Avial is an iconic Kerala dish, celebrated for its rich medley of vegetables and creamy coconut-based sauce. The Kerala Style Pacha Mango Avial offers a refreshing variation of the traditional recipe by incorporating the tangy zing of raw mangoes. This vibrant dish is both nutritious and flavorful, making it an excellent side dish for a balanced, hearty meal. Whether served with steamed rice, parotta, or a flavorful curry, this side dish will elevate your Kerala-inspired feast.

Cuisine: Kerala Recipes

Course: Side Dish

Diet: Vegetarian

Ingredients

Ingredient Name Quantity
Carrot (Gajjar), finely chopped 1
Brinjal (Baingan/Eggplant), finely chopped 1
Potato (Aloo), finely diced 1
Elephant yam (Suran/Senai/Ratalu), finely diced 1
Green beans (French Beans), cut into 1-inch pieces 6
Mango (Raw), cut into 1-inch pieces, stoned 1
Turmeric powder (Haldi) 1/4 teaspoon
Fresh coconut, grated 1 cup
Ginger, julienned 1 tablespoon
Green Chillies 6
Cumin seeds (Jeera) 1/2 teaspoon
Pearl onions (Sambar Onions) 1 cup
Curry leaves 2 sprigs
Coconut oil 1 tablespoon
Salt To taste

Preparation Time: 15 minutes

Cooking Time: 25 minutes

Instructions

  1. Grind the Coconut Mixture:
    In a mixer grinder, coarsely grind the grated fresh coconut, green chillies (reserve a few for later), cumin seeds, and pearl onions. Add a little water to help the grinding process. Once ground, set the mixture aside in a bowl.

  2. Cook the Vegetables:
    In a kadai (wide, shallow pan) placed on medium heat, add the chopped vegetables: carrot, brinjal, potato, elephant yam, and green beans. Add just enough water to cover the vegetables. The goal is to cook the vegetables until they are 70% done (al dente), allowing the water to evaporate once the vegetables are cooked. Avoid overcooking the vegetables.

  3. Add Turmeric Powder:
    Once the vegetables are firm, add the turmeric powder. Stir it in and cook for a further 2-3 minutes to allow the turmeric flavor to infuse.

  4. Add Raw Mango:
    Add the raw mango pieces to the cooked vegetables and stir gently. Cook for an additional 7 minutes, allowing the mango to soften and absorb the flavors of the vegetables.

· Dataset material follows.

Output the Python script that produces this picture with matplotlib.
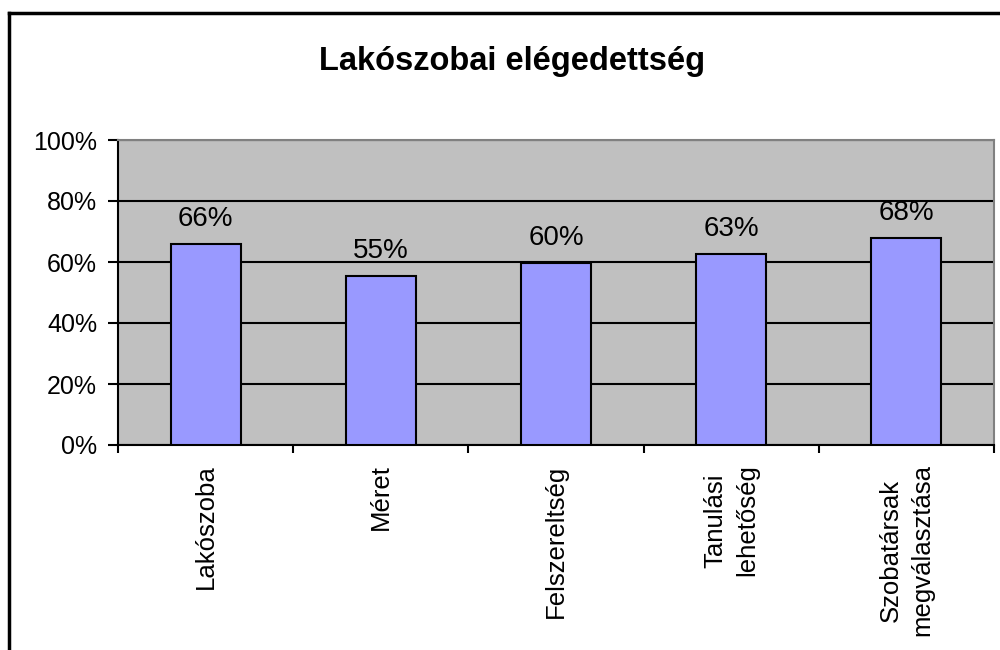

  5. Mix in the Coconut Paste:
    Add the coarsely ground coconut mixture to the vegetables. Season with salt to taste and stir the ingredients carefully to combine them. Continue cooking on low heat for about 2 minutes. If you prefer a more gravy-like consistency, you can add a few teaspoons of yogurt to the mix and stir well. Turn off the heat immediately after.

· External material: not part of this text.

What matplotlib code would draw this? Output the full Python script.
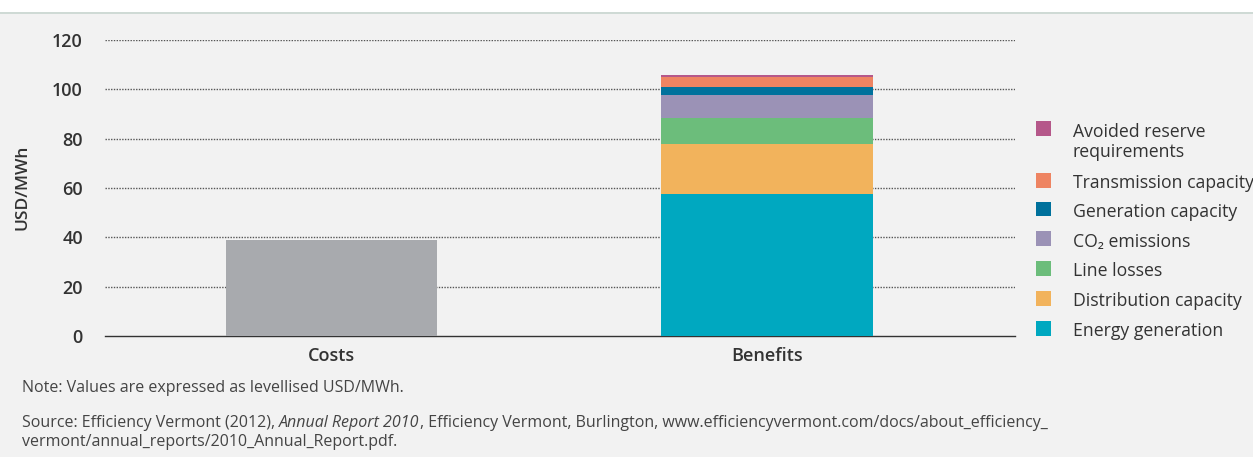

  6. Finish with Curry Leaves and Coconut Oil:
    Finally, add the curry leaves to the dish, followed by coconut oil (optional but recommended for added richness). Give everything a final mix.

  7. Serve:
    Kerala Style Pacha Mango Avial is now ready to be served! Enjoy this traditional, comforting dish with Steamed Rice, Pachai Sundakkai Puli Kuzhambu (Turkey Berry Tamarind Gravy), and Cabbage Thoran (Poriyal) for a complete and satisfying Kerala lunch.

This vibrant, delicious side dish perfectly balances the tang of mango with the earthy sweetness of mixed vegetables, all brought together with the creaminess of coconut. It makes a flavorful accompaniment to any meal, adding both color and taste to your plate. Whether for a special occasion or a simple weekday lunch, Kerala Style Pacha Mango Avial will surely delight your taste buds with every bite!